Is Powell Really Serious About His Dovish Turn?

single

Fed Chair Jerome Powell's recent speech at Jackson Hole has set off a veritable feeding frenzy in financial markets. Rate cuts are being priced in faster than free donuts disappear at a morning staff meeting. But hang on a minute—are we all hearing the same Powell?

I've been watching Fed communications for years, and something doesn't quite add up here.

Look at the economic data that's been rolling in lately. July's PPI report didn't just nudge upward—it practically pole-vaulted over expectations. Meanwhile, Walmart executives (who, let's face it, have their fingers more directly on America's economic pulse than most economists) were dropping barely-veiled warnings about persistent inflation pressures during their earnings call.

These aren't minor footnotes. They're flashing neon signs.

What strikes me as particularly curious is the timing of Powell's newfound concern about "downside risks to employment." The unemployment rate remains historically low at 4.3%. Job growth has slowed, sure, but wasn't that exactly what the Fed was aiming for? It's as if Powell's treating a mild fever like it's pneumonia.

Central bankers have this annoying habit of fighting yesterday's war. They spent 2022 and 2023 in full inflation-slaying mode, so naturally the pendulum now swings toward employment concerns. Heaven forbid it should ever rest at center.

I spoke with several market veterans last week who expressed similar puzzlement. "It's like Powell's seeing ghosts," one fixed-income trader told me, requesting anonymity because, well, nobody wants to openly criticize the Fed Chair.

The most troubling aspect? Powell's apparent assumption that any tariff-induced inflation would be temporary. This betrays a theoretical rigidity that fails to account for what Trump's proposed global tariffs would actually mean for the economy.

We're not talking about targeted measures against China or specific industries. We're talking about potentially rewiring global trade entirely. There's simply no modern precedent for this kind of broad-based tariff implementation in our hyper-connected global economy.

(And yes, I'm aware the Smoot-Hawley tariffs exist as a historical reference point, but comparing today's global supply chains to those of the 1930s is like comparing a smartphone to a telegraph.)

Here's where things get really interesting—and potentially dangerous. If the Fed starts cutting rates aggressively while inflation is merely catching its breath rather than truly subdued, they risk unleashing the very beast they spent two painful years trying to cage.

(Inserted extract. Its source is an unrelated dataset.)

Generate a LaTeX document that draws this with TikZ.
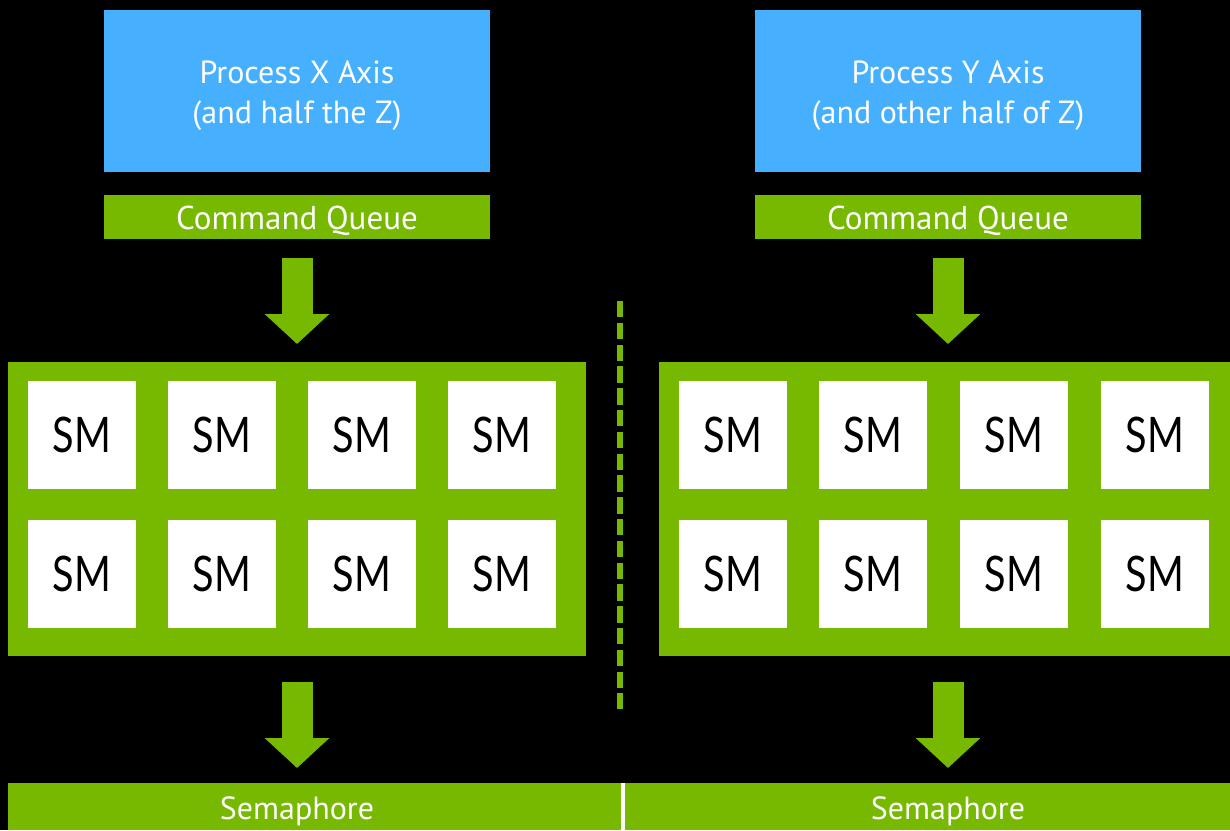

A 25 basis point cut now might feel good. It might make markets happy. It might even get a few positive headlines.

But what happens when that cut requires 75 basis points of hiking later because inflation expectations become unanchored again? That's not monetary policy—that's monetary whiplash.

There's something almost quaintly old-fashioned about the notion that the Fed can fine-tune employment with interest rate tweaks. Having covered corporate strategy decisions for over a decade, I can tell you that even if Powell cut rates by 100 basis points tomorrow, there's zero guarantee companies would use that cheaper capital to hire workers.

They'd just as likely fund automation projects, AI initiatives, stock buybacks, or simply hoard cash. The days when interest rates had a direct, predictable impact on hiring decisions are long gone.

What we're witnessing in real time are the limitations of central banking itself. The Fed can influence broad financial conditions, yeah. But it can't restructure supply chains, reshape consumption patterns, or rewire labor market structure.

Those are complex adaptive systems that respond to monetary policy in increasingly unpredictable ways.

Is Powell's dovishness genuine concern? Or might it be an overly cautious reaction to political pressures in an election year? Hard to say for sure.

Either way, the Fed seems to be skating to where the puck was, not where it's going. And in a world where inflation pressures appear to be mounting rather than dissipating... well, that positioning seems just a bit optimistic.

But maybe I'm wrong. Maybe Powell sees something in the data that the rest of us are missing.

The trouble is, if he doesn't, we might all end up paying the price—literally—at every checkout counter in America.